Supplied material ->
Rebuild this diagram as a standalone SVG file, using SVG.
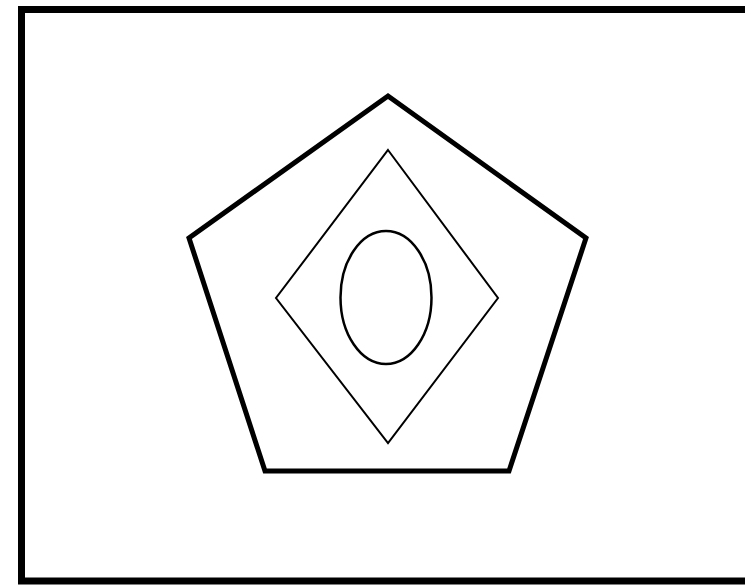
<svg xmlns="http://www.w3.org/2000/svg" width="745" height="585" viewBox="0 0 745 585">
<style>
.s{fill:none;stroke:#000;stroke-linejoin:miter}
</style>
<rect x="0" y="0" width="745" height="585" fill="#fff"/>
<rect id="frame" class="s" x="21.5" y="9.5" width="730" height="571.5" stroke-width="7"/>
<g id="pentagon"><polygon class="s" points="388,96 586,238 509,471 265,471 189,238" stroke-width="5"/></g>
<g id="diamond"><polygon class="s" points="388,150 498,298 388,443 276,298" stroke-width="2"/></g>
<g id="ellipse"><ellipse class="s" cx="386" cy="297.5" rx="45.5" ry="66.5" stroke-width="2.5"/></g>
<g id="connectors"/>
</svg>
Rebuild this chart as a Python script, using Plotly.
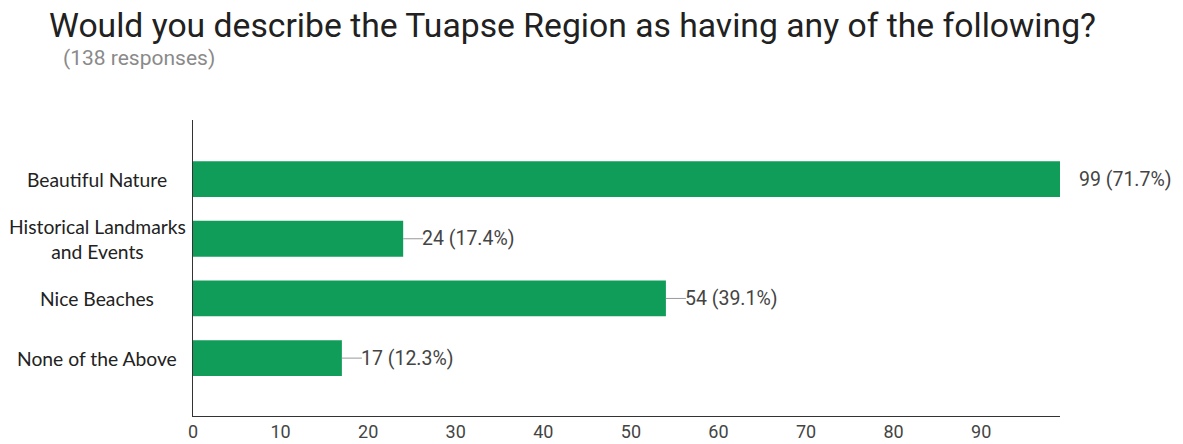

Goal -> Identify each line containing the string "Rebuild" and copy it out.

Output below ->
Rebuild this diagram as a standalone SVG file, using SVG.
Rebuild this chart as a Python script, using Plotly.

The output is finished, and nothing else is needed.